── COLLECTED DATA ──
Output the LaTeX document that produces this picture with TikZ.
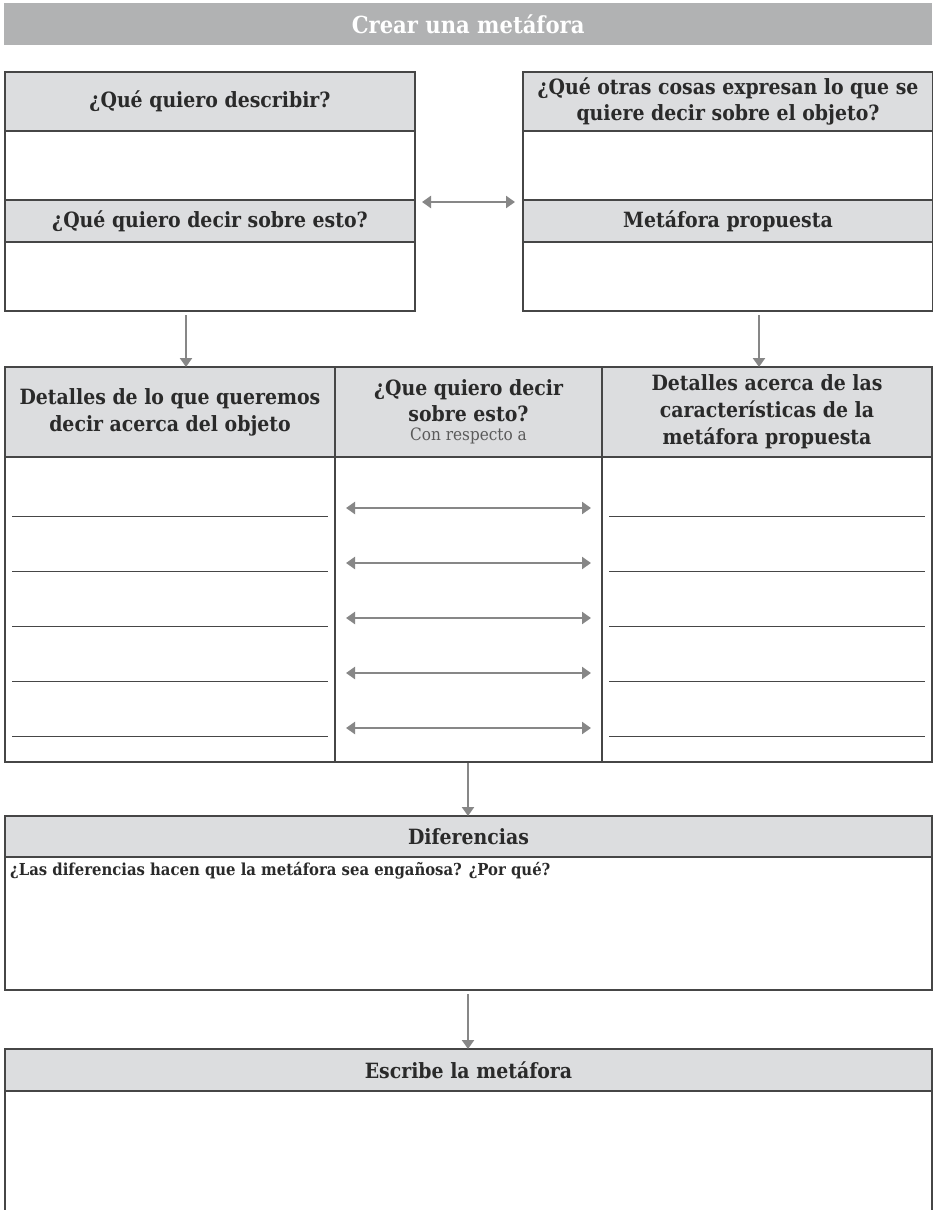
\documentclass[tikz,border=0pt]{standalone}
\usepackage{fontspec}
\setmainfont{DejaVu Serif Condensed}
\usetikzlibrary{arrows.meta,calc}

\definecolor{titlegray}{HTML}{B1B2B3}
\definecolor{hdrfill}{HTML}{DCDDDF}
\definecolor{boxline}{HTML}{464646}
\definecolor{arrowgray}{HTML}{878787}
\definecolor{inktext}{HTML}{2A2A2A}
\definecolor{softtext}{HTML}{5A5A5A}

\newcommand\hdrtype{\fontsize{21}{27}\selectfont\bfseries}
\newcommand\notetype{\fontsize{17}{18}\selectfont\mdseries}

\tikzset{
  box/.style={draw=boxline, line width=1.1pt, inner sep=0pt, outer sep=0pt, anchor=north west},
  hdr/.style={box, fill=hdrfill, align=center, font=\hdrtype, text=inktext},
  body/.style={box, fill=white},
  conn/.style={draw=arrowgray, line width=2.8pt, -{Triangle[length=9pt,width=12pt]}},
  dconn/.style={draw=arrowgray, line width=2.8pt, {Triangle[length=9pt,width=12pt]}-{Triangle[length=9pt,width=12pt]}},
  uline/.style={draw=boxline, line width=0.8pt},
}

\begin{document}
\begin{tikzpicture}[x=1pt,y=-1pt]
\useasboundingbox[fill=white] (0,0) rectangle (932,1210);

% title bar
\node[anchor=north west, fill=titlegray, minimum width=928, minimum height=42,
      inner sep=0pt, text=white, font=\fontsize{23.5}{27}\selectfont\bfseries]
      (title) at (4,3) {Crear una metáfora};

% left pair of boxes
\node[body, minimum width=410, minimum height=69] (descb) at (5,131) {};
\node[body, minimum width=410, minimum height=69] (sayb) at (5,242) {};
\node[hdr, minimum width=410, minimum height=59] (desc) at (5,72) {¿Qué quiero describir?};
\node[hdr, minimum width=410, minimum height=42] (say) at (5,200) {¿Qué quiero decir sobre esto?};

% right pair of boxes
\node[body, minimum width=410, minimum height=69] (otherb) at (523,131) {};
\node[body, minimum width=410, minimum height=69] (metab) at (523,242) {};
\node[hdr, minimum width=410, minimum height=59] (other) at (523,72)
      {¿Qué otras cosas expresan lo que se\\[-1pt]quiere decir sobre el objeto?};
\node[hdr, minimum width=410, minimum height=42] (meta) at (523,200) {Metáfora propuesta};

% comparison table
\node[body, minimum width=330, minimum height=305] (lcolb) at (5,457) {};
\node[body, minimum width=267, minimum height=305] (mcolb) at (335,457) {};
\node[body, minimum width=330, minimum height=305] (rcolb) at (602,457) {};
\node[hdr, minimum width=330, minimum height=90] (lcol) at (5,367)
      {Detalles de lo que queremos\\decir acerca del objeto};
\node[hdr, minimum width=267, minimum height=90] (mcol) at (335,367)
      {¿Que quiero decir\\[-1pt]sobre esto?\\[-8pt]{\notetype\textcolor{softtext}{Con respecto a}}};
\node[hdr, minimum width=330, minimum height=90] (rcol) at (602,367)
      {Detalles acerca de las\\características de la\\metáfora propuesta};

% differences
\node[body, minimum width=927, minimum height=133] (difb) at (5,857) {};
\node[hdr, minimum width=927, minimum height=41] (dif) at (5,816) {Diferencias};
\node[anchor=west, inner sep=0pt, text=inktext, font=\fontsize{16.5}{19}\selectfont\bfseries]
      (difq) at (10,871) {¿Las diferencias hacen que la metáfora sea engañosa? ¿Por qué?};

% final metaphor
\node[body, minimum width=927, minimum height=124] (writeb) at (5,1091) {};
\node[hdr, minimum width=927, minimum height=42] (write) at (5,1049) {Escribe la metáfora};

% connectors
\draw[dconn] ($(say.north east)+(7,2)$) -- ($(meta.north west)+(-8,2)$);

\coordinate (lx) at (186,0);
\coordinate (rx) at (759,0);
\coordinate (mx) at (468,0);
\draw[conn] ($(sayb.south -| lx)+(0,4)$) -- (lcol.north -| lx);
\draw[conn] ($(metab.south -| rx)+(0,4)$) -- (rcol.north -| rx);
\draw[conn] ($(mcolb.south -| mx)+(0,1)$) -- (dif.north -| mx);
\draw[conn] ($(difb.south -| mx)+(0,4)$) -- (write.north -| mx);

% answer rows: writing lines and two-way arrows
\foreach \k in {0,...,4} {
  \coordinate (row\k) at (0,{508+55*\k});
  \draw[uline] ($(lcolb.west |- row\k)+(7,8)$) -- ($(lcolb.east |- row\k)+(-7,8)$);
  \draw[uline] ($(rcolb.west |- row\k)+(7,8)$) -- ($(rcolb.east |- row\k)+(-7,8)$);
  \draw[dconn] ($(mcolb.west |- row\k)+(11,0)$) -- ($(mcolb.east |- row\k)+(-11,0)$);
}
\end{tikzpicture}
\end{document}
───
▶ **REQUIRED WORK**
In the copy, include no pictures; restate the listing above exactly.

▶ **FINAL RESULT**
Output the LaTeX document that produces this picture with TikZ.
\documentclass[tikz,border=0pt]{standalone}
\usepackage{fontspec}
\setmainfont{DejaVu Serif Condensed}
\usetikzlibrary{arrows.meta,calc}

\definecolor{titlegray}{HTML}{B1B2B3}
\definecolor{hdrfill}{HTML}{DCDDDF}
\definecolor{boxline}{HTML}{464646}
\definecolor{arrowgray}{HTML}{878787}
\definecolor{inktext}{HTML}{2A2A2A}
\definecolor{softtext}{HTML}{5A5A5A}

\newcommand\hdrtype{\fontsize{21}{27}\selectfont\bfseries}
\newcommand\notetype{\fontsize{17}{18}\selectfont\mdseries}

\tikzset{
  box/.style={draw=boxline, line width=1.1pt, inner sep=0pt, outer sep=0pt, anchor=north west},
  hdr/.style={box, fill=hdrfill, align=center, font=\hdrtype, text=inktext},
  body/.style={box, fill=white},
  conn/.style={draw=arrowgray, line width=2.8pt, -{Triangle[length=9pt,width=12pt]}},
  dconn/.style={draw=arrowgray, line width=2.8pt, {Triangle[length=9pt,width=12pt]}-{Triangle[length=9pt,width=12pt]}},
  uline/.style={draw=boxline, line width=0.8pt},
}

\begin{document}
\begin{tikzpicture}[x=1pt,y=-1pt]
\useasboundingbox[fill=white] (0,0) rectangle (932,1210);

% title bar
\node[anchor=north west, fill=titlegray, minimum width=928, minimum height=42,
      inner sep=0pt, text=white, font=\fontsize{23.5}{27}\selectfont\bfseries]
      (title) at (4,3) {Crear una metáfora};

% left pair of boxes
\node[body, minimum width=410, minimum height=69] (descb) at (5,131) {};
\node[body, minimum width=410, minimum height=69] (sayb) at (5,242) {};
\node[hdr, minimum width=410, minimum height=59] (desc) at (5,72) {¿Qué quiero describir?};
\node[hdr, minimum width=410, minimum height=42] (say) at (5,200) {¿Qué quiero decir sobre esto?};

% right pair of boxes
\node[body, minimum width=410, minimum height=69] (otherb) at (523,131) {};
\node[body, minimum width=410, minimum height=69] (metab) at (523,242) {};
\node[hdr, minimum width=410, minimum height=59] (other) at (523,72)
      {¿Qué otras cosas expresan lo que se\\[-1pt]quiere decir sobre el objeto?};
\node[hdr, minimum width=410, minimum height=42] (meta) at (523,200) {Metáfora propuesta};

% comparison table
\node[body, minimum width=330, minimum height=305] (lcolb) at (5,457) {};
\node[body, minimum width=267, minimum height=305] (mcolb) at (335,457) {};
\node[body, minimum width=330, minimum height=305] (rcolb) at (602,457) {};
\node[hdr, minimum width=330, minimum height=90] (lcol) at (5,367)
      {Detalles de lo que queremos\\decir acerca del objeto};
\node[hdr, minimum width=267, minimum height=90] (mcol) at (335,367)
      {¿Que quiero decir\\[-1pt]sobre esto?\\[-8pt]{\notetype\textcolor{softtext}{Con respecto a}}};
\node[hdr, minimum width=330, minimum height=90] (rcol) at (602,367)
      {Detalles acerca de las\\características de la\\metáfora propuesta};

% differences
\node[body, minimum width=927, minimum height=133] (difb) at (5,857) {};
\node[hdr, minimum width=927, minimum height=41] (dif) at (5,816) {Diferencias};
\node[anchor=west, inner sep=0pt, text=inktext, font=\fontsize{16.5}{19}\selectfont\bfseries]
      (difq) at (10,871) {¿Las diferencias hacen que la metáfora sea engañosa? ¿Por qué?};

% final metaphor
\node[body, minimum width=927, minimum height=124] (writeb) at (5,1091) {};
\node[hdr, minimum width=927, minimum height=42] (write) at (5,1049) {Escribe la metáfora};

% connectors
\draw[dconn] ($(say.north east)+(7,2)$) -- ($(meta.north west)+(-8,2)$);

\coordinate (lx) at (186,0);
\coordinate (rx) at (759,0);
\coordinate (mx) at (468,0);
\draw[conn] ($(sayb.south -| lx)+(0,4)$) -- (lcol.north -| lx);
\draw[conn] ($(metab.south -| rx)+(0,4)$) -- (rcol.north -| rx);
\draw[conn] ($(mcolb.south -| mx)+(0,1)$) -- (dif.north -| mx);
\draw[conn] ($(difb.south -| mx)+(0,4)$) -- (write.north -| mx);

% answer rows: writing lines and two-way arrows
\foreach \k in {0,...,4} {
  \coordinate (row\k) at (0,{508+55*\k});
  \draw[uline] ($(lcolb.west |- row\k)+(7,8)$) -- ($(lcolb.east |- row\k)+(-7,8)$);
  \draw[uline] ($(rcolb.west |- row\k)+(7,8)$) -- ($(rcolb.east |- row\k)+(-7,8)$);
  \draw[dconn] ($(mcolb.west |- row\k)+(11,0)$) -- ($(mcolb.east |- row\k)+(-11,0)$);
}
\end{tikzpicture}
\end{document}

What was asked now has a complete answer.